Unlike Kutcher’s bod, the cameos of the film are somewhat underwhelming. Though Leary is fabulous as the judge, Queen Latifah and Zach Galifianakis are underused and not given room to make strong comedic performances. Latifah, as the marriage counselor that Joy and Jack are ordered to see, is somber and stern in her role. She seems too straight for the film, and the audience knows that she could do better.

Galifianakis, a great stand-up comedian, tries to make his role bigger and more interesting than what is given to him. His slow, awkward brand of humor fits right in, and yet it seems as though he is underused.

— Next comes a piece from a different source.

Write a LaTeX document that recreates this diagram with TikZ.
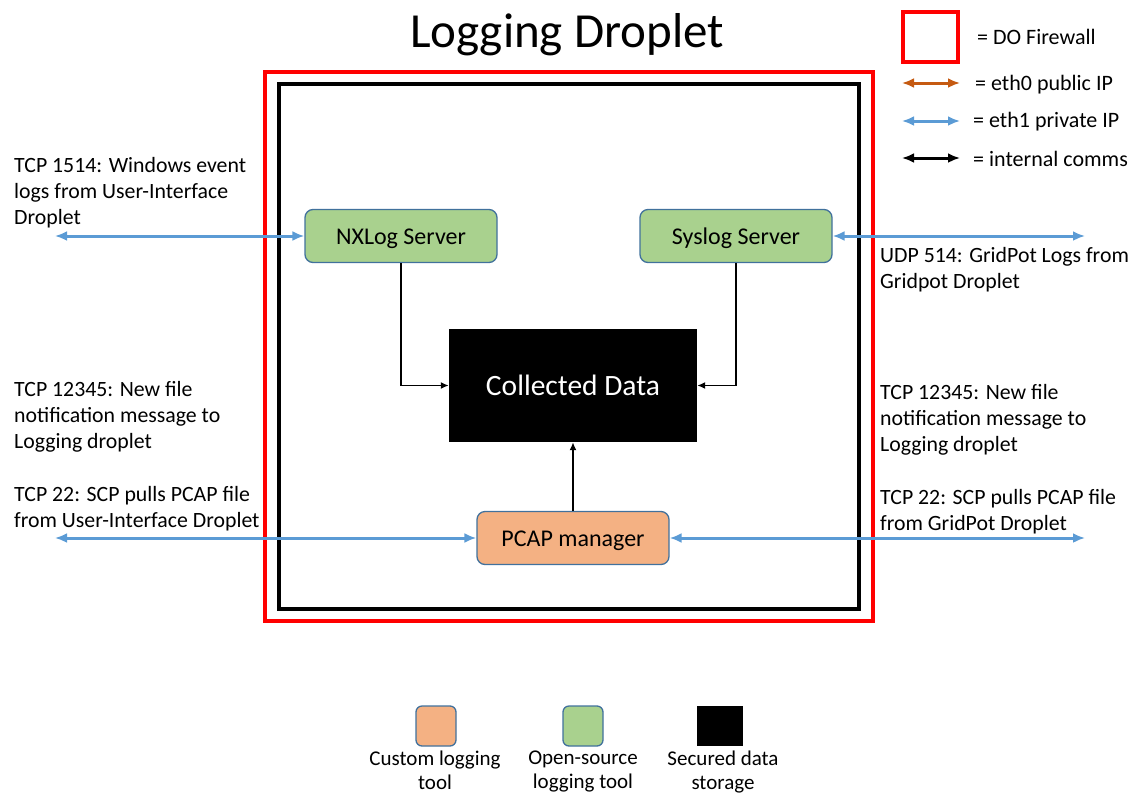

In addition to Galifianakis’s cameo, keep an eye out for Treat Williams as Jack’s father. Williams doesn’t get enough play either, but he makes do with his role. Despite having some fantastic character actors, Vaughan doesn’t seem to know what to do with them, and they get lost in the fray of the “big-name” actors, Diaz and Kutcher.

Highlights include the bright skyline of Vegas and Lake Bell of Boston Legal fame. Bell is an accomplished actress, and her comedic timing definitely tops Diaz’s. As Joy’s best friend Tipper, she serves as comic relief when the film begins to get too sappy. And it does.

Vegas is a romantic comedy, and while this is most people’s least favorite genre, the film delays the inevitable romance between the lead characters until fairly late. This is both a saving grace and a major pitfall. The comedy lasts longer, yet when the two begin to fall in love (did I spoil something? Honestly, who’s surprised?), it feels sudden and fake.

All in all, the film is quite entertaining and fun to watch. Make sure to stay for the credits since they definitely make up for the sappy, romantic-comedy ending. It’s quality Kutcher and Diaz; take that as you will.